WRITTEN EXERCISE: Starting at the first line of the data, print each line verbatim up to and including the line bearing "y_ticks = [-20, -10, 0, 10, 20, 30, 40, 50]", omitting pictures.

DATA LINES:

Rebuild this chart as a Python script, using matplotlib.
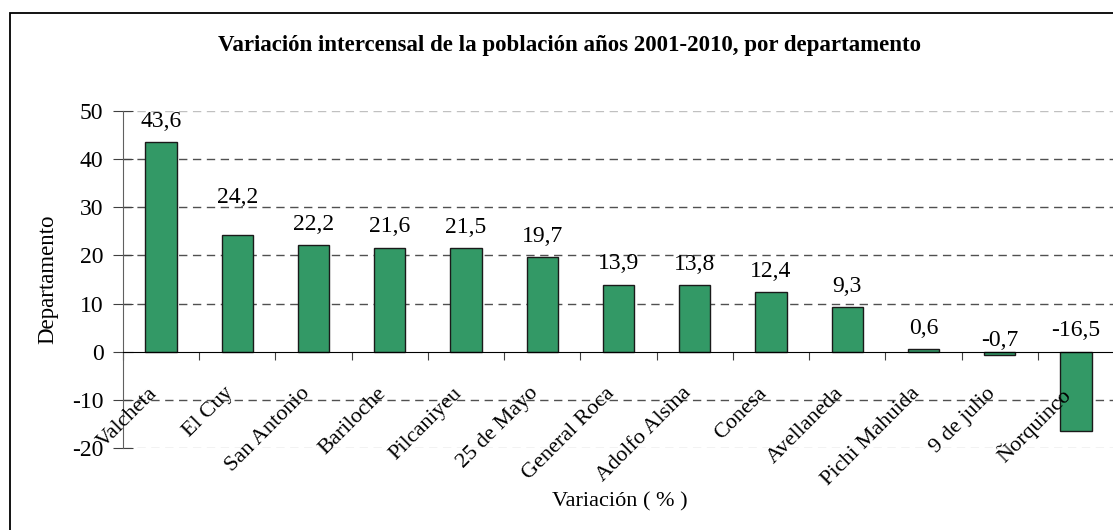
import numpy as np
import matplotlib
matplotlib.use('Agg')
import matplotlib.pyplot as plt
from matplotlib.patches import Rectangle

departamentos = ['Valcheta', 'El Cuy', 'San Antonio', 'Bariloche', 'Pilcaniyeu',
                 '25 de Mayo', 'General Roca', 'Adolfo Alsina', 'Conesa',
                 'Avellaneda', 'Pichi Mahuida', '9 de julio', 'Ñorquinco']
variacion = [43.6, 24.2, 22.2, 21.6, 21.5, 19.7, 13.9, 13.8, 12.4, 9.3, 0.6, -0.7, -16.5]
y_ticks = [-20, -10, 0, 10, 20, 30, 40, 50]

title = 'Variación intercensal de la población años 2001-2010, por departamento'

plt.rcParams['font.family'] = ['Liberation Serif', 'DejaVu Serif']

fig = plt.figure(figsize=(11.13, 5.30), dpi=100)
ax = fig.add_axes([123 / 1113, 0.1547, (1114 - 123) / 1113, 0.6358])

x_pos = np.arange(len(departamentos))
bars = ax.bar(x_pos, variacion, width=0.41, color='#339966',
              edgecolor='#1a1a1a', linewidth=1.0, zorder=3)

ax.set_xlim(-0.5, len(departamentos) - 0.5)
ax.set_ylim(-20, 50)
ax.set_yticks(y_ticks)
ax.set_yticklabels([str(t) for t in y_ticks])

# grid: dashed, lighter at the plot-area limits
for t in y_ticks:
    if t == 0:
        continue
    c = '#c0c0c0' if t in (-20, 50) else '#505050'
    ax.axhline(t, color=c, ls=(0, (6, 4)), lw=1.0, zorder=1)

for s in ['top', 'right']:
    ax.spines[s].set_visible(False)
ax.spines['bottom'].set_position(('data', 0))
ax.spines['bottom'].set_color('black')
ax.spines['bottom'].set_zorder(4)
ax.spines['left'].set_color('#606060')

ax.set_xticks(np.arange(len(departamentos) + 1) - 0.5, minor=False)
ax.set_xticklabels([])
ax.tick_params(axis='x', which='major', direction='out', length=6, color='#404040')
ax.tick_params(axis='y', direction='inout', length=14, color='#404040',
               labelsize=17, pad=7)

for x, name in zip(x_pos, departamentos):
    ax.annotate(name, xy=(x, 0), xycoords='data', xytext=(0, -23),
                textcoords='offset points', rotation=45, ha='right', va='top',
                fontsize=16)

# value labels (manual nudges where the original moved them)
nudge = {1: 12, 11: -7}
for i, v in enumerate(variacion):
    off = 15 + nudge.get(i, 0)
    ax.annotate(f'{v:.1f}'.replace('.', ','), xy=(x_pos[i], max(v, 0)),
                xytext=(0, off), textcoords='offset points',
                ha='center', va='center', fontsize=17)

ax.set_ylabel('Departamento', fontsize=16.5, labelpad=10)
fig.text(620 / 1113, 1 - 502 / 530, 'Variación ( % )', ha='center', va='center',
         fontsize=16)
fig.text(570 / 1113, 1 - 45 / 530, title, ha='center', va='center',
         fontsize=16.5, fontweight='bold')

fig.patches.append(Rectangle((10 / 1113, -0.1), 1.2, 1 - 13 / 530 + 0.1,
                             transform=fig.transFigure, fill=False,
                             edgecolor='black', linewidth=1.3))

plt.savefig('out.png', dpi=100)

RESULT OF THIS TASK:
Rebuild this chart as a Python script, using matplotlib.
import numpy as np
import matplotlib
matplotlib.use('Agg')
import matplotlib.pyplot as plt
from matplotlib.patches import Rectangle

departamentos = ['Valcheta', 'El Cuy', 'San Antonio', 'Bariloche', 'Pilcaniyeu',
                 '25 de Mayo', 'General Roca', 'Adolfo Alsina', 'Conesa',
                 'Avellaneda', 'Pichi Mahuida', '9 de julio', 'Ñorquinco']
variacion = [43.6, 24.2, 22.2, 21.6, 21.5, 19.7, 13.9, 13.8, 12.4, 9.3, 0.6, -0.7, -16.5]
y_ticks = [-20, -10, 0, 10, 20, 30, 40, 50]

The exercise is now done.